A Skier’s Dictionary
Alp: A shouted request for assistance made by a European skier on a New Zealand mountain. An appropriate reply is, “What Zermatter?”
All-Mountain: A supposed selling-point for boots or skis that are designed to perform equally poorly under a variety of conditions and over many different types of terrain.
Avalanche: A cry of alarm to warn skiers that a large part of the hill is coming down the hill. One of several natural perils skiers face that needlessly frighten timid individuals away from the sport. See also: Blizzard, Fracture, Frostbite, Hypothermia, Lift Collapse.
Bindings: Mechanisms that protect skiers from potentially serious injury during a fall by releasing skis from boots, sending the skis skittering across the slope where they trip two other skiers, whose bindings release their boots from their skis . . . . eventually causing most people on the entire slope to be protected from serious injury.
Bones: There are 206 in the human body, howeve, the two bones in the middle ear have never been broken in a skiing accident.
Cross-Country Skiing: Traditional Scandinavian all-terrain snow-travelling technique. It’s good exercise. It doesn’t require the purchase of costly lift tickets. It has no crowds or lines. It’s really skating on snow.
Cross-Country Something-or-Other: Touring on skis along trails in scenic wilderness, gliding through snow-hushed woods far from the hubbub of the ski slopes, hearing nothing but the whispery hiss of the skis slipping through snow and the muffled tinkle of car keys dropping into the puffy powder of a deep, wind-sculpted drift.
Exercises: A few simple warm-ups to make sure you’re prepared for the slopes: *Tie a cinder block to each foot with old belts and climb a flight of stairs. *Sit on the outside of a second-story window ledge with your skis on and your poles in your lap for 30 minutes. *Bind your legs together at the ankles, lie flat on the floor; then, holding a banana in each hand, get to your feet.
Gluhwein – après-ski medicine which dulls the pain and leads to exaggerated ideas of a skier’s proficiency.
Gravity: One of four fundamental forces in nature that affect skiers. The other three are the strong force, which makes bindings jam; the weak force, which makes ankles give way on turns; and electromagnetism, which produces dead batteries in expensive ski-resort parking lots.
Inertia: Tendency of a skier’s body to resist changes in direction or speed due to the action of Newton’s First Law of Motion. Goes along with these other physical laws: * Two objects of greatly different mass falling side by side will have the same rate of descent, but the lighter one will have larger hospital bills. * Matter can neither be created nor destroyed, but if it drops out of a parka pocket, don’t expect to encounter it again in our universe. * When an irresistible force meets an immovable object, an unethical lawyer will immediately appear.

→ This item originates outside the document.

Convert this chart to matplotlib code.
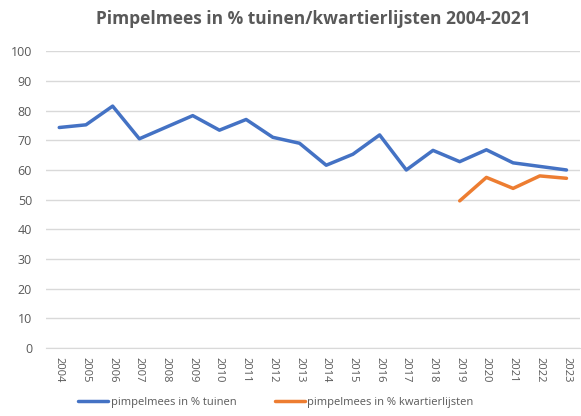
import matplotlib.pyplot as plt

years = [str(y) for y in range(2004, 2024)]
tuinen = [74.3, 75.2, 81.5, 70.5, 74.4, 78.3, 73.4, 77.0, 71.0, 69.0,
          61.6, 65.3, 71.8, 60.0, 66.6, 62.8, 66.8, 62.4, 61.2, 60.0]
kwartier_years = ['2019', '2020', '2021', '2022', '2023']
kwartier = [49.6, 57.5, 53.8, 58.0, 57.2]

grey = '#595959'
plt.rcParams['font.family'] = ['Open Sans', 'DejaVu Sans']

fig = plt.figure(figsize=(5.81, 4.16), dpi=100)
ax = fig.add_axes([0.079, 0.163, 0.919, 0.714])

x = list(range(len(years)))
kx = [years.index(y) for y in kwartier_years]
ax.plot(x, tuinen, color='#4472C4', lw=2.5, label='pimpelmees in % tuinen',
        solid_capstyle='round')
ax.plot(kx, kwartier, color='#ED7D31', lw=2.5, label='pimpelmees in % kwartierlijsten',
        solid_capstyle='round')

ax.set_xlim(-0.5, len(years) - 0.5)
ax.set_ylim(0, 100)
ax.set_yticks(range(0, 101, 10))
ax.set_xticks(x)
ax.set_xticklabels(years, rotation=-90)
ax.tick_params(axis='both', length=0, colors=grey)
ax.tick_params(axis='y', pad=10, labelsize=9)
ax.tick_params(axis='x', pad=6, labelsize=8)
ax.grid(axis='y', color='#D9D9D9', lw=1)
ax.set_axisbelow(True)
for s in ['top', 'right', 'left']:
    ax.spines[s].set_visible(False)
ax.spines['bottom'].set_color('#D9D9D9')

fig.suptitle('Pimpelmees in % tuinen/kwartierlijsten 2004-2021', x=0.54, y=0.975,
             fontsize=12.5, fontweight='bold', color=grey)
fig.legend(loc='lower center', bbox_to_anchor=(0.475, -0.005), ncol=2, frameon=False,
           fontsize=8, labelcolor=grey, handlelength=2.7, columnspacing=3.5,
           handletextpad=0.2)

fig.savefig('out.png', dpi=100)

Prejump: Manoeuvre in which an expert skier makes a controlled jump just ahead of a bump. Beginners can execute a controlled prefall just before losing their balance and, if they wish, can precede it with a prescream and a few pregroans.
Shin: The bruised area on the front of the leg that runs from the point where the ache from the wrenched knee ends to where the soreness from the strained ankle begins.
Ski!: A shout to alert people ahead that a loose ski is coming down the hill.
Skier: One who pays an arm and a leg for the opportunity to break them.
Splits – What happens to trouser seams when skis go too far, too fast in opposite directions.
Telemark: Norwegian for face plant.
Thor: The Scandinavian ski god of acheth and painth.
Traverse: To ski across a slope at an angle; one of two quick and simple methods of reducing speed.
Tree: The other method.
Velocity – an irresistable force characteristically found in indirect proportion to a skier’s control.